17 Cal. 4th 119 (1998). Supreme Court of California.

Facts

A New York law firm (Birbrower) provided extensive legal services to a California client (ESQ) in connection with a software dispute. The firm’s attorneys, unlicensed in California, traveled to California multiple times to meet with the client and the opposing party, gave legal advice, and participated in settlement negotiations. When the client later sued the firm for malpractice, the firm sought to recover its fees. The client argued the fee agreement was unenforceable because the firm had engaged in unauthorized practice of law (UPL) in California.

Issue

Did the New York law firm engage in the unauthorized practice of law in California, and if so, can it recover fees for that work?

Holding

The court held that the firm did practice law in California without a license, constituting UPL. The fee agreement was unenforceable to the extent it covered the California-based legal work, and the firm could not recover those fees.

Rule / Doctrine

Practicing law “in” a state is determined by physical presence and the character of the legal services rendered. Extensive in-state activities — meetings, negotiations, advice on California law — constitute practice in California.

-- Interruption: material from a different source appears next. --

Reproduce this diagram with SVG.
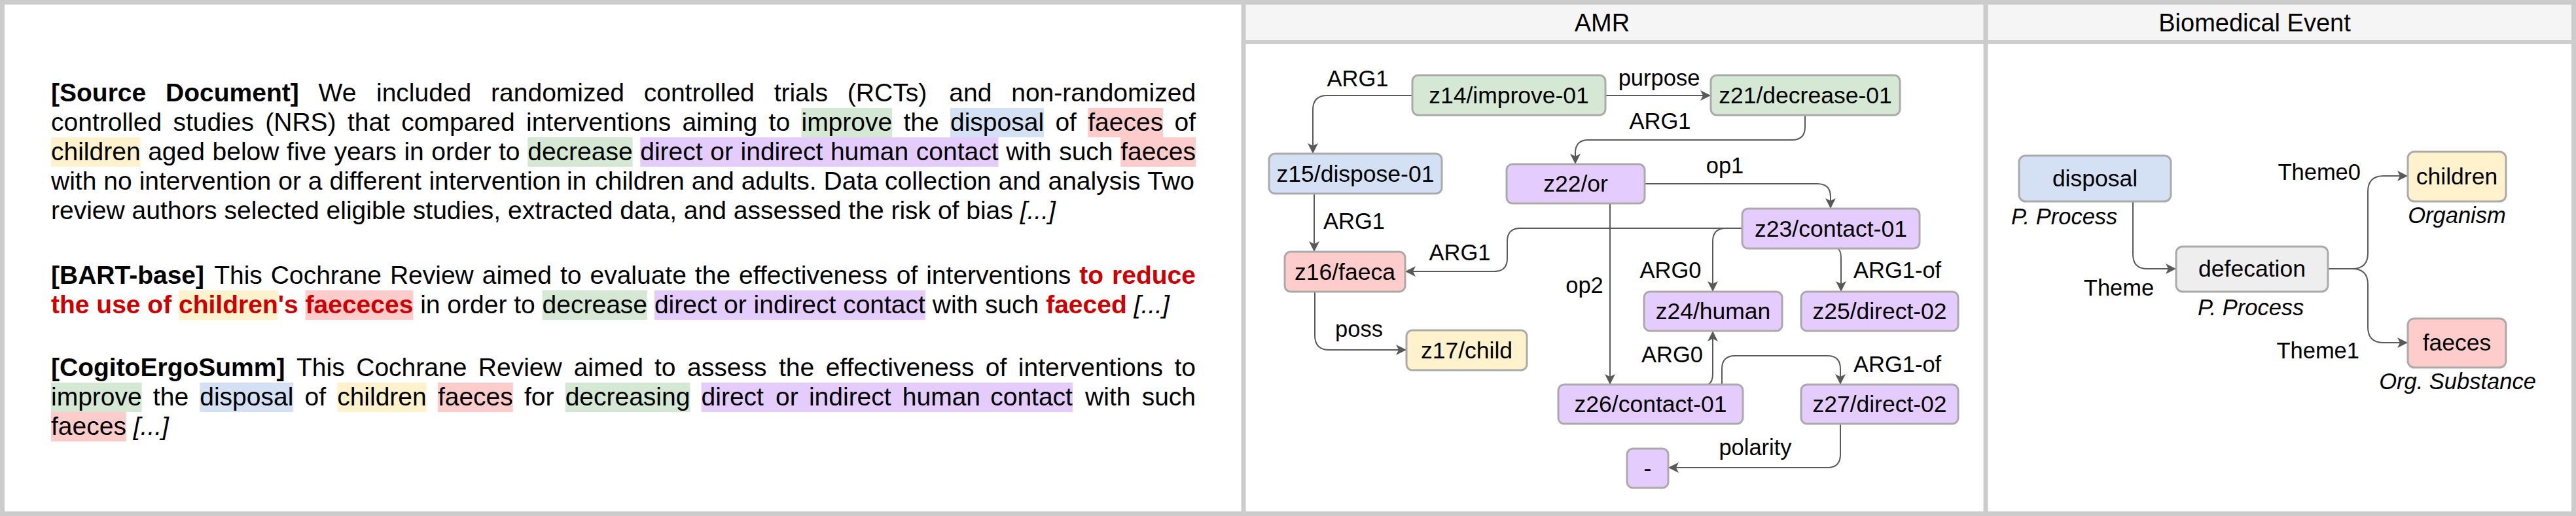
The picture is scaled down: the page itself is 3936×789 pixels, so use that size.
<svg xmlns="http://www.w3.org/2000/svg" width="3936" height="789" viewBox="0 0 3936 789">
<style>
.t{font-family:"Liberation Sans",Arial,sans-serif;font-size:39px;fill:#000}
.b{font-weight:bold}
.i{font-style:italic}
.red{fill:#cc0000;font-weight:bold}
.nt{font-family:"Liberation Sans",Arial,sans-serif;font-size:35.5px;fill:#000;text-anchor:middle}
.lb{font-family:"Liberation Sans",Arial,sans-serif;font-size:34.5px;fill:#000}
.mid{text-anchor:middle}
.end{text-anchor:end}
.hd{font-family:"Liberation Sans",Arial,sans-serif;font-size:38px;fill:#000;text-anchor:middle}
.node{stroke:#aaaaaa;stroke-width:3}
.edge{fill:none;stroke:#595959;stroke-width:2;marker-end:url(#arr)}
.g{fill:#d5e8d4}.bl{fill:#d4e1f5}.r{fill:#ffcccc}.y{fill:#fff2cc}.p{fill:#e5ccff}.gr{fill:#eeeeee}
</style>
<defs>
<marker id="arr" viewBox="0 0 16 16" refX="16" refY="8" markerWidth="16" markerHeight="16" markerUnits="userSpaceOnUse" orient="auto"><path d="M0,0 L16,8 L0,16 L4,8 Z" fill="#595959"/></marker>
</defs>
<rect x="0" y="0" width="3936" height="789" fill="#ffffff"/>
<rect x="1903" y="7" width="2027" height="54" fill="#f5f5f5"/>
<g id="frame" fill="none" stroke="#cccccc">
<rect x="3.5" y="3.5" width="3929" height="782" stroke-width="7"/>
<line x1="1900" y1="0" x2="1900" y2="789" stroke-width="7"/>
<line x1="3034" y1="0" x2="3034" y2="789" stroke-width="7"/>
<line x1="1900" y1="64" x2="3936" y2="64" stroke-width="6"/>
</g>
<text class="hd" x="2448" y="48">AMR</text>
<text class="hd" x="3445" y="48">Biomedical Event</text>

<g id="text-panel">
<g id="highlights">
<rect class="g" x="1224.48" y="165" width="138.68" height="45"/>
<rect class="bl" x="1452.03" y="165" width="143.05" height="45"/>
<rect class="r" x="1662.27" y="165" width="114.89" height="45"/>
<rect class="y" x="78" y="210" width="136.54" height="45"/>
<rect class="g" x="806.21" y="210" width="160.41" height="45"/>
<rect class="p" x="978.26" y="210" width="547.25" height="45"/>
<rect class="r" x="1712.14" y="210" width="114.89" height="45"/>
<rect class="y" x="273.04" y="444" width="151.71" height="45"/>
<rect class="r" x="466.56" y="444" width="164.78" height="45"/>
<rect class="g" x="828.60" y="444" width="160.41" height="45"/>
<rect class="p" x="999.85" y="444" width="413.99" height="45"/>
<rect class="g" x="78" y="585" width="138.68" height="45"/>
<rect class="bl" x="305.24" y="585" width="143.05" height="45"/>
<rect class="y" x="515.17" y="585" width="136.54" height="45"/>
<rect class="r" x="668.88" y="585" width="114.89" height="45"/>
<rect class="g" x="863.64" y="585" width="190.75" height="45"/>
<rect class="p" x="1071.56" y="585" width="567.40" height="45"/>
<rect class="r" x="78" y="630" width="114.89" height="45"/>
</g>
<g id="source">
<text class="t" y="155"><tspan x="78" class="b">[Source</tspan><tspan x="253.07" class="b">Document]</tspan><tspan x="486.60">We</tspan><tspan x="574.97">included</tspan><tspan x="750.08">randomized</tspan><tspan x="983.69">controlled</tspan><tspan x="1182.63">trials</tspan><tspan x="1294.83">(RCTs)</tspan><tspan x="1450.32">and</tspan><tspan x="1545.24">non-randomized</tspan></text>
<text class="t" y="200"><tspan x="78">controlled</tspan><tspan x="264.40">studies</tspan><tspan x="405.28">(NRS)</tspan><tspan x="530.91">that</tspan><tspan x="613.29">compared</tspan><tspan x="804.01">interventions</tspan><tspan x="1042.43">aiming</tspan><tspan x="1174.62">to</tspan><tspan x="1224.48">improve</tspan><tspan x="1380.49">the</tspan><tspan x="1452.03">disposal</tspan><tspan x="1612.41">of</tspan><tspan x="1662.27">faeces</tspan><tspan x="1794.49">of</tspan></text>
<text class="t" y="245"><tspan x="78">children</tspan><tspan x="226.18">aged</tspan><tspan x="324.56">below</tspan><tspan x="438.07">five</tspan><tspan x="510.39">years</tspan><tspan x="617.39">in</tspan><tspan x="659.37">order</tspan><tspan x="762.04">to</tspan><tspan x="806.21">decrease</tspan><tspan x="978.26">direct</tspan><tspan x="1085.26">or</tspan><tspan x="1131.57">indirect</tspan><tspan x="1268.91">human</tspan><tspan x="1399.77">contact</tspan><tspan x="1537.15">with</tspan><tspan x="1618.13">such</tspan><tspan x="1712.14">faeces</tspan></text>
<text class="t" y="290"><tspan x="78">with</tspan><tspan x="158.31">no</tspan><tspan x="212.64">intervention</tspan><tspan x="425.20">or</tspan><tspan x="470.84">a</tspan><tspan x="503.50">different</tspan><tspan x="655.39">intervention</tspan><tspan x="865.92">in</tspan><tspan x="909.24">children</tspan><tspan x="1056.74">and</tspan><tspan x="1132.76">adults.</tspan><tspan x="1258.62">Data</tspan><tspan x="1351.95">collection</tspan><tspan x="1525.47">and</tspan><tspan x="1601.49">analysis</tspan><tspan x="1753.33">Two</tspan></text>
<text class="t" x="78" y="335">review authors selected eligible studies, extracted data, and assessed the risk of bias <tspan class="i">[...]</tspan></text>
</g>
<g id="bart">
<text class="t" y="434"><tspan x="78" class="b">[BART-base]</tspan><tspan x="327.15">This</tspan><tspan x="413.82">Cochrane</tspan><tspan x="595.88">Review</tspan><tspan x="736.72">aimed</tspan><tspan x="855.92">to</tspan><tspan x="901.45">evaluate</tspan><tspan x="1061.87">the</tspan><tspan x="1129.07">effectiveness</tspan><tspan x="1369.68">of</tspan><tspan x="1415.21">interventions</tspan><tspan x="1649.30" class="red">to</tspan><tspan x="1699.11" class="red">reduce</tspan></text>
<text class="t" x="78" y="479"><tspan class="red">the use of children's faececes</tspan> in order to decrease direct or indirect contact with such <tspan class="red">faeced</tspan> <tspan class="i">[...]</tspan></text>
</g>
<g id="cogito">
<text class="t" y="575"><tspan x="78" class="b">[CogitoErgoSumm]</tspan><tspan x="453.01">This</tspan><tspan x="544.22">Cochrane</tspan><tspan x="730.81">Review</tspan><tspan x="876.66">aimed</tspan><tspan x="999.93">to</tspan><tspan x="1050.00">assess</tspan><tspan x="1189.91">the</tspan><tspan x="1261.66">effectiveness</tspan><tspan x="1505.78">of</tspan><tspan x="1555.84">interventions</tspan><tspan x="1794.47">to</tspan></text>
<text class="t" y="620"><tspan x="78">improve</tspan><tspan x="233.86">the</tspan><tspan x="305.24">disposal</tspan><tspan x="465.47">of</tspan><tspan x="515.17">children</tspan><tspan x="668.88">faeces</tspan><tspan x="800.95">for</tspan><tspan x="863.64">decreasing</tspan><tspan x="1071.56">direct</tspan><tspan x="1185.09">or</tspan><tspan x="1235.93">indirect</tspan><tspan x="1378.80">human</tspan><tspan x="1513.22">contact</tspan><tspan x="1658.11">with</tspan><tspan x="1744.63">such</tspan></text>
<text class="t" x="78" y="665">faeces <tspan class="i">[...]</tspan></text>
</g>
</g>

<g id="connectors">
<path class="edge" d="M2158,146 H2028 Q2006,146 2006,168 V235"/>
<path class="edge" d="M2453,146 H2614"/>
<path class="edge" d="M2758,176 V194 Q2758,214 2738,214 H2427 Q2407,214 2407,234 V251"/>
<path class="edge" d="M2008,296 V385"/>
<path class="edge" d="M2513,281 H2777 Q2797,281 2797,301 V319"/>
<path class="edge" d="M2460,311 V588"/>
<path class="edge" d="M2662,349 H2323 Q2303,349 2303,369 V395 Q2303,415 2283,415 H2147"/>
<path class="edge" d="M2662,349 H2637 Q2617,349 2617,369 V446"/>
<path class="edge" d="M2808,380 Q2813,383 2813,395 V446"/>
<path class="edge" d="M2009,446 V513 Q2009,535 2031,535 H2149"/>
<path class="edge" d="M2610,588 Q2617,584 2617,572 V506"/>
<path class="edge" d="M2631,588 V564 Q2631,544 2651,544 H2792 Q2812,544 2812,564 V588"/>
<path class="edge" d="M2812,648 V695 Q2812,715 2792,715 H2549"/>
<path class="edge" d="M3259,308 V389 Q3259,411 3281,411 H3325"/>
<path class="edge" d="M3557,411 H3594 Q3618,411 3618,387 V293 Q3618,269 3642,269 H3679"/>
<path class="edge" d="M3557,411 H3594 Q3618,411 3618,435 V500 Q3618,524 3642,524 H3679"/>
<text class="lb mid" x="2074.5" y="132">ARG1</text>
<text class="lb mid" x="2535" y="131">purpose</text>
<text class="lb mid" x="2536.5" y="197">ARG1</text>
<text class="lb mid" x="2069" y="350">ARG1</text>
<text class="lb mid" x="2635.5" y="265">op1</text>
<text class="lb mid" x="2421" y="448">op2</text>
<text class="lb mid" x="2230.5" y="398">ARG1</text>
<text class="lb mid" x="2552.5" y="425">ARG0</text>
<text class="lb" x="2832" y="425">ARG1-of</text>
<text class="lb mid" x="2076.5" y="515">poss</text>
<text class="lb mid" x="2555" y="554">ARG0</text>
<text class="lb" x="2832" y="569">ARG1-of</text>
<text class="lb mid" x="2682" y="696">polarity</text>
<text class="lb mid" x="3237.5" y="452">Theme</text>
<text class="lb end" x="3607" y="275">Theme0</text>
<text class="lb end" x="3605" y="548">Theme1</text>
</g>

<g id="z14"><rect class="node g" x="2158" y="115" width="295" height="61" rx="9"/><text class="nt" x="2305.5" y="157.5">z14/improve-01</text></g>
<g id="z21"><rect class="node g" x="2614" y="115" width="289" height="61" rx="9"/><text class="nt" x="2758.5" y="157.5">z21/decrease-01</text></g>
<g id="z15"><rect class="node bl" x="1939" y="235" width="264" height="61" rx="9"/><text class="nt" x="2071" y="277.5">z15/dispose-01</text></g>
<g id="z22"><rect class="node p" x="2302" y="251" width="211" height="60" rx="9"/><text class="nt" x="2407.5" y="293">z22/or</text></g>
<g id="z23"><rect class="node p" x="2662" y="319" width="271" height="61" rx="9"/><text class="nt" x="2797.5" y="361.5">z23/contact-01</text></g>
<g id="z16"><rect class="node r" x="1963" y="385" width="184" height="61" rx="9"/><text class="nt" x="2055" y="427.5">z16/faeca</text></g>
<g id="z17"><rect class="node y" x="2149" y="505" width="184" height="61" rx="9"/><text class="nt" x="2241" y="547.5">z17/child</text></g>
<g id="z24"><rect class="node p" x="2512" y="446" width="211" height="60" rx="9"/><text class="nt" x="2617.5" y="488">z24/human</text></g>
<g id="z25"><rect class="node p" x="2752" y="446" width="240" height="60" rx="9"/><text class="nt" x="2872" y="488">z25/direct-02</text></g>
<g id="z26"><rect class="node p" x="2381" y="588" width="282" height="60" rx="9"/><text class="nt" x="2522" y="630">z26/contact-01</text></g>
<g id="z27"><rect class="node p" x="2752" y="588" width="240" height="60" rx="9"/><text class="nt" x="2872" y="630">z27/direct-02</text></g>
<g id="polarity-minus"><rect class="node p" x="2486" y="686" width="63" height="60" rx="9"/><text class="nt" x="2517.5" y="728">-</text></g>

<g id="disposal"><rect class="node bl" x="3085" y="238" width="232" height="70" rx="10"/><text class="nt" x="3201" y="284.5">disposal</text><text class="lb i" x="3073" y="343">P. Process</text></g>
<g id="defecation"><rect class="node gr" x="3325" y="377" width="232" height="69" rx="10"/><text class="nt" x="3441" y="422.5">defecation</text><text class="lb i" x="3358" y="482">P. Process</text></g>
<g id="children"><rect class="node y" x="3679" y="232" width="150" height="76" rx="10"/><text class="nt" x="3754" y="281.5">children</text><text class="lb i mid" x="3754" y="341">Organism</text></g>
<g id="faeces"><rect class="node r" x="3679" y="487" width="150" height="75" rx="10"/><text class="nt" x="3754" y="536">faeces</text><text class="lb i mid" x="3755" y="595">Org. Substance</text></g>
</svg>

Even competent, beneficial legal work is not recoverable in fees if performed through UPL. The court also ruled that arbitration work with a California situs constituted California practice.

Significance

Birbrower is the leading pre-Model Rule 5.5 case on multijurisdictional practice and UPL. It prompted the drafting of MR 5.5, which provides safe harbors for temporary practice in another jurisdiction under defined circumstances.